Carlos is lighthearted about the crimes he commits. The first time he robs a gun store, he runs back to grab the bullet packages, risking their operation simply for the thrill of a good haul. While robbing a jewelry store, Carlos playfully puts on earrings stolen from a jeweler and comments that he looks like his mother, giving seductive glances to Ramón, his exasperated partner in crime. But El Angel is darkly comedic film steeped in the erotic. After bringing their bounty to a hotel, we see a nude Ramón covered by a towel laying on a bed.
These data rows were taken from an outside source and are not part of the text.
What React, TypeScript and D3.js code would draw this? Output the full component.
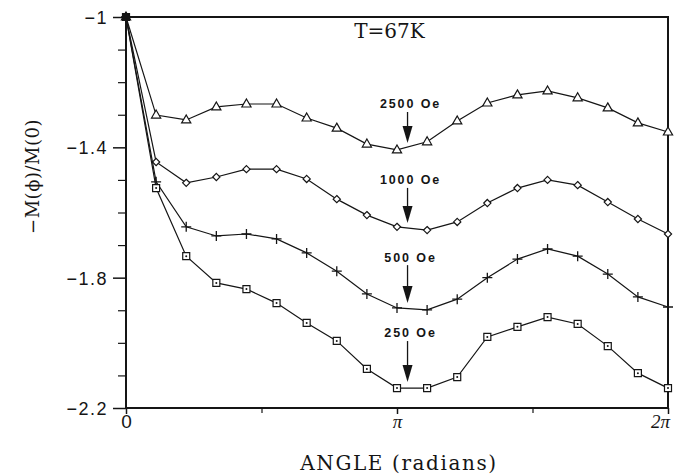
import * as d3 from "d3";
import { useEffect, useRef } from "react";

// angle of each measurement, degrees
const angles = [0, 20, 40, 60, 80, 100, 120, 140, 160, 180, 200, 220, 240, 260, 280, 300, 320, 340, 360];

const field2500 = [-1, -1.301, -1.316, -1.276, -1.267, -1.267, -1.31, -1.341, -1.39, -1.408, -1.383, -1.319, -1.264, -1.239, -1.227, -1.248, -1.279, -1.325, -1.353];
const field1000 = [-1, -1.445, -1.509, -1.491, -1.467, -1.467, -1.497, -1.559, -1.608, -1.644, -1.654, -1.629, -1.571, -1.525, -1.5, -1.516, -1.568, -1.62, -1.666];
const field500 = [-1, -1.506, -1.644, -1.672, -1.666, -1.681, -1.724, -1.78, -1.85, -1.893, -1.899, -1.866, -1.8, -1.743, -1.712, -1.734, -1.789, -1.859, -1.89];
const field250 = [-1, -1.525, -1.734, -1.816, -1.835, -1.878, -1.939, -1.994, -2.08, -2.139, -2.139, -2.105, -1.982, -1.951, -1.921, -1.942, -2.01, -2.093, -2.139];

const seriesNames = ["2500 Oe", "1000 Oe", "500 Oe", "250 Oe"];
const seriesValues = [field2500, field1000, field500, field250];
const seriesMarkers = ["triangle", "diamond", "plus", "square"];

// annotation: label height and arrow tip, in data units; arrow angle in degrees
const labelY = [-1.267, -1.5, -1.737, -1.97];
const arrowTipY = [-1.387, -1.632, -1.878, -2.12];
const arrowAngle = 187;

const yTicks = [-1, -1.4, -1.8, -2.2];
const yMinorTicks = [-1.1, -1.2, -1.3, -1.5, -1.6, -1.7, -1.9, -2.0, -2.1];
const xTicks = [0, Math.PI, 2 * Math.PI];
const xTickLabels = ["0", "π", "2π"];
const xMinorTicks = [Math.PI / 2, (3 * Math.PI) / 2];

const W = 681;
const H = 475;
const margin = { left: 126, right: 13, top: 17, bottom: 67 };

export default function App() {
  const svgRef = useRef<SVGSVGElement>(null);

  useEffect(() => {
    const width = W - margin.left - margin.right;
    const height = H - margin.top - margin.bottom;
    const ink = "#151515";

    const x = d3.scaleLinear().domain([0, 2 * Math.PI]).range([0, width]);
    const y = d3.scaleLinear().domain([-2.2, -1]).range([height, 0]);
    const rad = (deg: number) => (deg * Math.PI) / 180;

    const svgEl = d3.select(svgRef.current);
    svgEl.selectAll("*").remove();
    const svg = svgEl.append("g").attr("transform", `translate(${margin.left},${margin.top})`);

    // frame
    svg
      .append("rect")
      .attr("width", width)
      .attr("height", height)
      .attr("fill", "none")
      .attr("stroke", ink)
      .attr("stroke-width", 2);

    // y axis
    const yAxis = d3.axisLeft(y).tickValues(yTicks).tickSize(13).tickFormat((v) => `−${Math.abs(+v)}`);
    const yg = svg.append("g").call(yAxis);
    yg.select(".domain").remove();
    yg.selectAll("line").attr("stroke", ink).attr("stroke-width", 1.5);
    yg.selectAll("text")
      .attr("fill", ink)
      .style("font-family", "Liberation Sans, Arial, sans-serif")
      .style("font-size", "18px")
      .attr("letter-spacing", 1.5)
      .attr("dx", -2)
      .attr("dy", "0.36em");
    const yMinor = d3.axisLeft(y).tickValues(yMinorTicks).tickSize(8).tickFormat(() => "");
    const ymg = svg.append("g").call(yMinor);
    ymg.select(".domain").remove();
    ymg.selectAll("line").attr("stroke", ink).attr("stroke-width", 1.2);

    // x axis
    const xAxis = d3
      .axisBottom(x)
      .tickValues(xTicks)
      .tickSize(6)
      .tickFormat((_, i) => xTickLabels[i]);
    const xg = svg.append("g").attr("transform", `translate(0,${height})`).call(xAxis);
    xg.select(".domain").remove();
    xg.selectAll("line").attr("stroke", ink).attr("stroke-width", 1.5);
    xg.selectAll("text")
      .attr("fill", ink)
      .style("font-family", (_, i) => (i === 0 ? "Liberation Sans, Arial, sans-serif" : "Liberation Serif, serif"))
      .style("font-style", (_, i) => (i === 0 ? "normal" : "italic"))
      .style("font-size", "19px")
      .attr("dy", "0.6em")
      .attr("dx", (_, i) => (i === 2 ? -8 : 0));
    const xMinor = d3.axisBottom(x).tickValues(xMinorTicks).tickSize(5).tickFormat(() => "");
    const xmg = svg.append("g").attr("transform", `translate(0,${height})`).call(xMinor);
    xmg.select(".domain").remove();
    xmg.selectAll("line").attr("stroke", ink).attr("stroke-width", 1.2);

    // axis titles
    svg
      .append("text")
      .attr("x", width / 2 + 2)
      .attr("y", height + 62)
      .attr("text-anchor", "middle")
      .attr("font-family", "DejaVu Serif, serif")
      .attr("font-size", 20)
      .attr("letter-spacing", 1.6)
      .attr("fill", ink)
      .text("ANGLE (radians)");

    svg
      .append("text")
      .attr("transform", `translate(${-margin.left + 39},${height / 2 - 36}) rotate(-90)`)
      .attr("text-anchor", "middle")
      .attr("font-family", "DejaVu Serif, serif")
      .attr("font-size", 18)
      .attr("letter-spacing", 0.5)
      .attr("fill", ink)
      .text("−M(ϕ)/M(0)");

    svg
      .append("text")
      .attr("x", x(rad(175)))
      .attr("y", y(-1.063))
      .attr("text-anchor", "middle")
      .attr("font-family", "DejaVu Serif, serif")
      .attr("font-size", 20)
      .attr("fill", ink)
      .text("T=67K");

    // series lines and markers
    const line = d3
      .line<number>()
      .x((_, i) => x(rad(angles[i])))
      .y((v) => y(v));

    seriesValues.forEach((vals, s) => {
      const kind = seriesMarkers[s];
      svg
        .append("path")
        .datum(vals)
        .attr("d", line)
        .attr("fill", "none")
        .attr("stroke", ink)
        .attr("stroke-width", 1.2);

      const pts = svg
        .append("g")
        .selectAll("g")
        .data(vals)
        .join("g")
        .attr("transform", (v, i) => `translate(${x(rad(angles[i]))},${y(v)})`);

      if (kind === "plus") {
        pts.append("path").attr("d", "M-5,0H5M0,-5V5").attr("stroke", ink).attr("stroke-width", 1.3);
      } else {
        const shape =
          kind === "triangle"
            ? "M0,-5L4.6,3L-4.6,3Z"
            : kind === "diamond"
            ? "M0,-3.6L3.6,0L0,3.6L-3.6,0Z"
            : "M-3.5,-3.5H3.5V3.5H-3.5Z";
        pts
          .append("path")
          .attr("d", shape)
          .attr("fill", "white")
          .attr("stroke", ink)
          .attr("stroke-width", 1.2);
        if (kind === "square") {
          pts.append("circle").attr("r", 1).attr("fill", ink);
        }
      }

      // annotation label + arrow
      const ax = x(rad(arrowAngle));
      const ly = y(labelY[s]);
      const ty = y(arrowTipY[s]);
      svg
        .append("text")
        .attr("x", ax + 3)
        .attr("y", ly)
        .attr("dy", "0.35em")
        .attr("text-anchor", "middle")
        .attr("font-family", "Liberation Sans, Arial, sans-serif")
        .attr("font-weight", "bold")
        .attr("font-size", 12.5)
        .attr("letter-spacing", 1.9)
        .attr("fill", ink)
        .text(seriesNames[s]);
      svg
        .append("line")
        .attr("x1", ax)
        .attr("x2", ax)
        .attr("y1", ly + 8)
        .attr("y2", ty - 14)
        .attr("stroke", ink)
        .attr("stroke-width", 1.3);
      svg
        .append("path")
        .attr("d", `M${ax - 5},${ty - 17}L${ax + 5},${ty - 17}L${ax},${ty}Z`)
        .attr("fill", ink);
    });

    // filled cluster at origin
    svg
      .append("rect")
      .attr("x", x(0) - 3)
      .attr("y", y(-1) - 3)
      .attr("width", 6)
      .attr("height", 6)
      .attr("fill", ink);
  }, []);

  return (
    <div style={{ position: "fixed", left: 0, top: 0, background: "white" }}>
      <svg ref={svgRef} width={W} height={H} style={{ display: "block" }}></svg>
    </div>
  );
}
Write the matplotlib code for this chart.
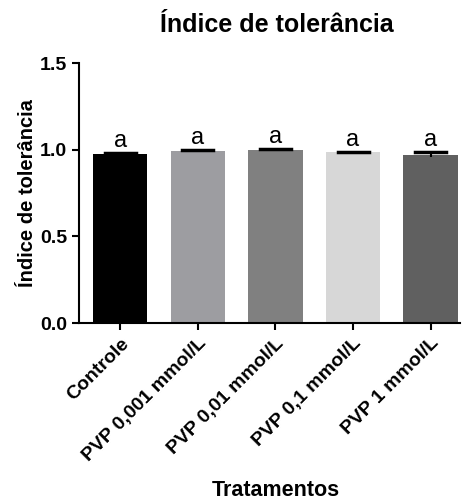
import numpy as np
import matplotlib.pyplot as plt

plt.rcParams['font.family'] = ['Liberation Sans', 'DejaVu Sans']
plt.rcParams['font.weight'] = 'bold'

tratamentos = ['Controle', 'PVP 0,001 mmol/L', 'PVP 0,01 mmol/L', 'PVP 0,1 mmol/L', 'PVP 1 mmol/L']
indice = [0.977, 0.994, 0.998, 0.984, 0.972]
erro = [0.004, 0.006, 0.006, 0.005, 0.015]
letras = ['a', 'a', 'a', 'a', 'a']
cores = ['#000000', '#9d9da1', '#808080', '#d7d7d7', '#606060']

fig = plt.figure(figsize=(4.62, 5.0), dpi=100)
ax = fig.add_axes([0.171, 0.354, 0.825, 0.52])

x = np.arange(len(tratamentos))
ax.bar(x, indice, 0.7, color=cores, yerr=erro, capsize=0,
       error_kw=dict(ecolor='black', elinewidth=1.5))
# tampa do erro (linha horizontal)
for xi, v, e in zip(x, indice, erro):
    ax.plot([xi - 0.2, xi + 0.2], [v + e, v + e], color='black', lw=2.5)

for xi, v, e, l in zip(x, indice, erro, letras):
    ax.text(xi, v + e + 0.035, l, ha='center', va='baseline', fontsize=17, fontweight='normal')

ax.set_ylim(0, 1.5)
ax.set_xlim(-0.53, 4.38)
ax.set_yticks([0.0, 0.5, 1.0, 1.5])
ax.set_yticklabels(['0.0', '0.5', '1.0', '1.5'])
ax.set_xticks(x)
ax.set_xticklabels(tratamentos, rotation=45, ha='right', rotation_mode='anchor')

ax.spines['top'].set_visible(False)
ax.spines['right'].set_visible(False)
ax.spines['left'].set_linewidth(1.5)
ax.spines['bottom'].set_linewidth(1.5)
ax.tick_params(axis='both', width=1.5, length=5, labelsize=14)

ax.set_ylabel('Índice de tolerância', fontsize=14.5, fontweight='bold', labelpad=2)
fig.text(276 / 462, 0.02, 'Tratamentos', fontsize=15.5, fontweight='bold',
         ha='center', va='center')
ax.set_title('Índice de tolerância', fontsize=18, fontweight='bold', pad=22, x=0.52)

fig.savefig('out.png', dpi=100)
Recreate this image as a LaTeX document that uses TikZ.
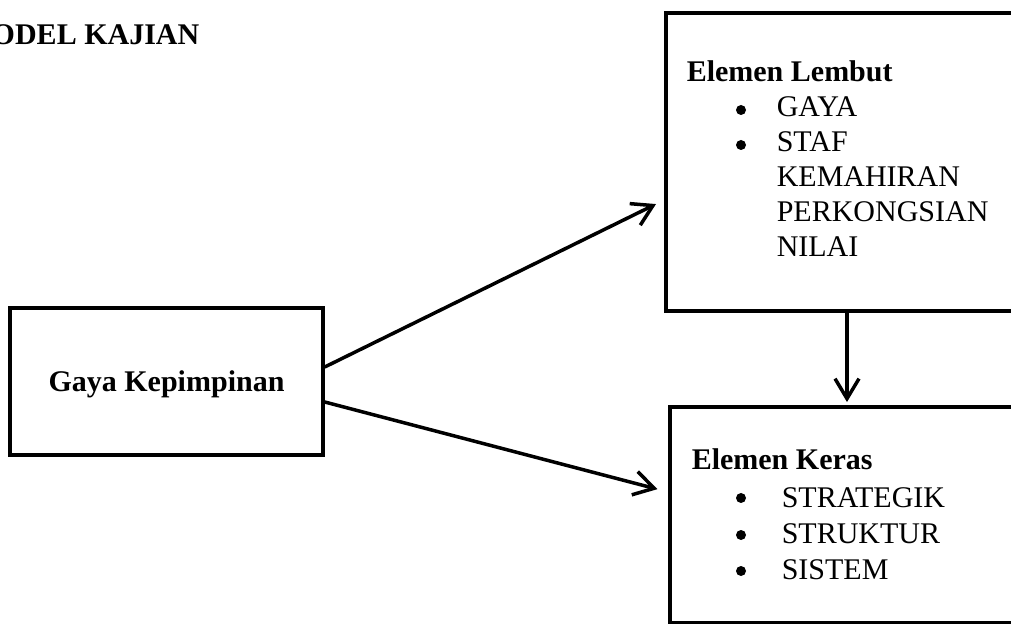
\documentclass[tikz,border=0pt]{standalone}
\usepackage{fontspec}
\setmainfont{Liberation Serif}
\usepackage{tikz}
\usetikzlibrary{arrows.meta,calc}

\begin{document}
\begin{tikzpicture}[x=0.5pt, y=-0.5pt, line width=1.75pt, font=\fontsize{15pt}{18pt}\selectfont, box node/.style={draw, rectangle, inner sep=0pt}, text node/.style={anchor=base west, inner sep=0pt}, head node/.style={text node, font=\fontsize{15pt}{18pt}\selectfont\bfseries}, dot node/.style={circle, fill, inner sep=0pt, minimum size=5pt}, arrow/.style={-{Straight Barb[length=10pt, width=12pt]}}]
\useasboundingbox (0,0) rectangle (1011,624);
\node[head node] (0) at (-10,45) {ODEL KAJIAN};
\node[box node, minimum width=156.5pt, minimum height=73.5pt, text depth=0pt, font=\fontsize{15pt}{18pt}\selectfont\bfseries] (1) at (166.5,381.5) {Gaya Kepimpinan};
\node[box node, minimum width=182pt, minimum height=149pt] (2) at (848,162) {};
\node[box node, minimum width=180pt, minimum height=108pt] (3) at (850,515) {};
\node[head node] (4) at (685,82) {Elemen Lembut};
\node[dot node] (5) at (741,110) {};
\node[text node] (6) at (775,117) {GAYA};
\node[dot node] (7) at (741,145) {};
\node[text node] (8) at (775,152) {STAF};
\node[text node] (9) at (775,187) {KEMAHIRAN};
\node[text node] (10) at (775,222) {PERKONGSIAN};
\node[text node] (11) at (775,257) {NILAI};
\node[head node] (12) at (690,470) {Elemen Keras};
\node[dot node] (13) at (741,498) {};
\node[text node] (14) at (780,508) {STRATEGIK};
\node[dot node] (15) at (741,535) {};
\node[text node] (16) at (780,544) {STRUKTUR};
\node[dot node] (17) at (741,571) {};
\node[text node] (18) at (780,579) {SISTEM};
\path
([yshift=7.25pt]1.east) edge[arrow, shorten >=4.6pt] ([yshift=-19pt]2.west)
([yshift=-10.25pt]1.east) edge[arrow, shorten >=5.6pt] ([yshift=11.5pt]3.west)
([xshift=-0.5pt]2.south) edge[arrow, shorten >=1.6pt] ([xshift=-1.5pt]3.north);
\end{tikzpicture}
\end{document}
In an uncomfortable, intimate moment, Carlos peels the towel away and slowly covers Ramón’s groin with the stolen jeweled necklaces.
The film’s decisions are immersed in Carlos’s sexuality. Observe multiple close-ups of Carlos’s fleshy lips. Also watch as each time he murders, Carlos draws two phallic revolvers from the front of his bell bottom jeans. Even when Carlos first shoots a gun in the Peralta household, we get an discomfiting shot of José, Ramón’s father, holding Carlos from behind to steady the gun. As for Ramón and Carlos, El Angel consummates their criminal relationship without a kiss, without sex, but with a final death sentence delivered by Carlos when he deliberately crashes a car on Ramón’s side. Perhaps it’s no surprise that Carlos shows a sliver of emotion when his crimes are discovered. He calls home — likely suspecting his parents are in a room with policemen and military, but the film doesn’t confirm — and enjoys his fleeting moments of freedom by dancing in the now empty Peralta home he helped to destroy.